Pharmacokinetic/Pharmacodynamic Modeling of the Antinociceptive Effects of (+)-Tramadol in the Rat: Role of Cytochrome P450 2D Activity

Abstract

In this study the role of cytochrome P450 2D (CYP2D) in the pharmacokinetic/pharmacodynamic relationship of (+)-tramadol [(+)-T] has been explored in rats. Male Wistar rats were infused with (+)-T in the absence of and during pretreatment with a reversible CYP2D inhibitor quinine (Q), determining plasma concentrations of Q, (+)-T, and (+)-O-demethyltramadol [(+)-M1], and measuring antinociception. Pharmacokinetics of (+)-M1, but not (+)-T, was affected by Q pretreatment: early after the start of (+)-T infusion, levels of (+)-M1 were significantly lower (P < 0.05). However, at later times during Q infusion those levels increased continuously, exceeding the values found in animals that did not receive the inhibitor.
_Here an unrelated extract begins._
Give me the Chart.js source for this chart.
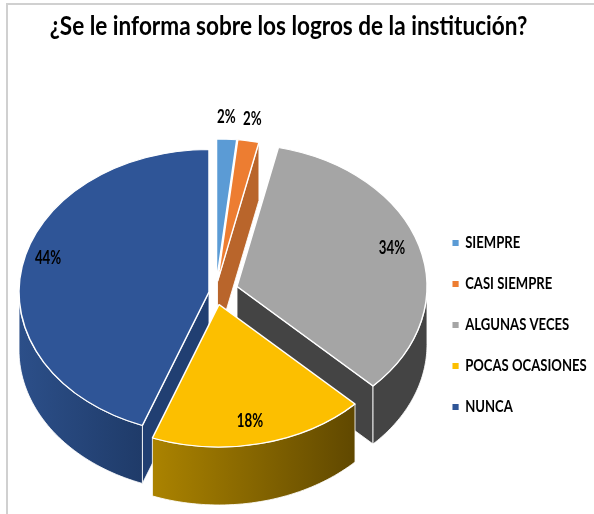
<!DOCTYPE html>
<html><head><meta charset="utf-8">
<script src="https://cdn.jsdelivr.net/npm/chart.js@4"></script>
<style>
html,body{margin:0;padding:0;background:#fff;width:594px;height:514px;overflow:hidden}
#frame{position:absolute;left:6px;top:3px;width:600px;height:520px;border-left:2px solid #d0d0d0;border-top:2px solid #d0d0d0;box-sizing:border-box}
canvas{position:absolute;left:0;top:0}
</style></head><body>
<div id="frame"></div>
<canvas id="c" width="594" height="514"></canvas>
<script>
const titleText = '¿Se le informa sobre los logros de la institución?';
const categories = ['SIEMPRE','CASI SIEMPRE','ALGUNAS VECES','POCAS OCASIONES','NUNCA'];
const percentages = [1.7,1.8,33.8,18.4,44.3];
const topColors = ['#5b9bd5','#ed7d31','#a5a5a5','#fcbf00','#2f5597'];
const wallLeft = ['#4a7fb0','#b9652b','#444444','#ab8300','#2c4f89'];
const wallRight = ['#4a7fb0','#b9652b','#444444','#604800','#1f3b69'];
const faceColors = ['#4a7fb0','#b9652b','#444444','#8a6a00','#213f72'];

// pseudo-3D projection settings
const FONT = 'Lato,"Open Sans",sans-serif';
const center = {x:222, y:292};
const tilt = 0.75, depth = 58, pieRadius = 190;
const explode = [[-5.5,-10.5],[-4.5,-10.5],[15,-5.5],[-3,12.5],[-13,0]];
const wallOrder = [0,1,4,2,3];
const visibleFace = [null,'end','end',null,'start'];
const labelPos = [{r:1.16,dx:-2,dy:1},{r:1.16,dx:-1,dy:1},{r:0.84,dx:2,dy:-4},{r:0.82,dx:-3,dy:2.5},{r:0.85,dx:-2,dy:-12}];
const labelStretch = 0.72;
// Calibri-like proportions: Lato squeezed horizontally
const titleBox = {centerX:288.5, y:9.5, sx:0.868, sy:1};
const legendBox = {left:434, top:82, sx:0.77};

function wrapBox(box,fn){
  const orig=box.draw;
  box.draw=function(a){const ctx=this.ctx;ctx.save();fn(ctx,this);orig.call(this,a);ctx.restore();};
}

const pie3d = {
  id:'pie3d',
  beforeDraw(chart){
    if(chart.$wrapped)return; chart.$wrapped=true;
    wrapBox(chart.titleBlock,(ctx,b)=>{
      ctx.translate(titleBox.centerX,titleBox.y);ctx.scale(titleBox.sx,titleBox.sy);ctx.translate(-(b.left+b.right)/2,-b.top);
    });
    wrapBox(chart.legend,(ctx,b)=>{
      ctx.translate(legendBox.left,legendBox.top);ctx.scale(legendBox.sx,1);ctx.translate(-b.left,-b.top);
    });
  },
  beforeDatasetDraw(chart,args){
    const ctx = chart.ctx, arcs = args.meta.data;
    const origin = i => ({x:center.x+explode[i][0], y:center.y+explode[i][1]});
    const pt = (o,a,r,d=0)=>({x:o.x+r*Math.cos(a), y:o.y+tilt*r*Math.sin(a)+d});
    const poly = (pts,fill)=>{
      ctx.beginPath(); pts.forEach((p,k)=>k?ctx.lineTo(p.x,p.y):ctx.moveTo(p.x,p.y)); ctx.closePath();
      ctx.fillStyle=fill; ctx.fill(); ctx.strokeStyle='rgba(255,255,255,0.85)'; ctx.lineWidth=1; ctx.stroke();
    };
    wallOrder.forEach(i=>{
      const arc=arcs[i], o=origin(i), r=arc.outerRadius;
      const a1=arc.startAngle, a2=arc.endAngle;
      if(visibleFace[i]){
        const p=pt(o,visibleFace[i]==='end'?a2:a1,r);
        poly([{x:o.x,y:o.y},p,{x:p.x,y:p.y+depth},{x:o.x,y:o.y+depth}],faceColors[i]);
      }
      const start=Math.max(a1,0), end=Math.min(a2,Math.PI);
      if(end>start){
        const pts=[],n=48;
        for(let k=0;k<=n;k++)pts.push(pt(o,start+(end-start)*k/n,r));
        for(let k=n;k>=0;k--)pts.push(pt(o,start+(end-start)*k/n,r,depth));
        const xs=pts.map(p=>p.x), g=ctx.createLinearGradient(Math.min(...xs),0,Math.max(...xs),0);
        g.addColorStop(0,wallLeft[i]); g.addColorStop(1,wallRight[i]);
        poly(pts,g);
      }
    });
    arcs.forEach((arc,i)=>{
      const o=origin(i);
      ctx.save();
      ctx.translate(o.x,o.y); ctx.scale(1,tilt); ctx.translate(-arc.x,-arc.y);
      arc.draw(ctx);
      ctx.restore();
    });
    return false;
  },
  afterDatasetsDraw(chart){
    const ctx=chart.ctx, arcs=chart.getDatasetMeta(0).data;
    ctx.save();
    ctx.font='bold 18.5px '+FONT; ctx.fillStyle='#000'; ctx.textAlign='center'; ctx.textBaseline='middle';
    arcs.forEach((arc,i)=>{
      const mid=(arc.startAngle+arc.endAngle)/2, l=labelPos[i];
      const x=center.x+explode[i][0]+arc.outerRadius*l.r*Math.cos(mid)+l.dx;
      const y=center.y+explode[i][1]+tilt*arc.outerRadius*l.r*Math.sin(mid)+l.dy;
      ctx.save();
      ctx.translate(x,y);ctx.scale(labelStretch,1);
      ctx.fillText(Math.round(percentages[i])+'%',0,0);
      ctx.restore();
    });
    ctx.restore();
  }
};

new Chart(document.getElementById('c'),{
  type:'pie',
  data:{labels:categories,datasets:[{data:percentages,backgroundColor:topColors,borderColor:'#ffffff',borderWidth:1.5,radius:pieRadius}]},
  plugins:[pie3d],
  options:{
    responsive:false,animation:false,
    layout:{padding:{top:8,right:4,bottom:20,left:10}},
    plugins:{
      tooltip:{enabled:false},
      title:{display:true,text:titleText,color:'#000',font:{family:FONT,size:26,weight:'bold'},padding:{top:2,bottom:6}},
      legend:{position:'right',labels:{color:'#000',font:{family:FONT,size:17,weight:'bold'},boxWidth:8,boxHeight:6,padding:24,
        generateLabels(chart){return Chart.overrides.pie.plugins.legend.labels.generateLabels(chart).map(x=>({...x,lineWidth:0}));}}}
    }
  }
});
</script>
</body></html>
These results suggest that CYP2D is involved in the formation and elimination of (+)-M1. In fact, results from another experiment where (+)-M1 was given in the presence and in absence of Q showed that (+)-M1 elimination clearance (CL(ME0)) was significantly lower (P < 0.05) in animals receiving Q. Inhibition of both (+)-M1 formation clearance (CL(M10)) and CL(ME0) were modeled by an inhibitory E(MAX) model, and the estimates (relative standard error) of the maximum degree of inhibition (E(MAX)) and IC(50), plasma concentration of Q eliciting half of E(MAX) for CL(M10) and CL(ME0), were 0.94 (0.04), 97 (0.51) ng/ml, and 48 (0.42) ng/ml, respectively. The modeling of the time course of antinociception showed that the contribution of (+)-T was negligible and (+)-M1 was responsible for the observed effects, which depend linearly on (+)-M1 effect site concentrations. Therefore, the CYP2D activity is a major determinant of the antinociception elicited after (+)-T administration.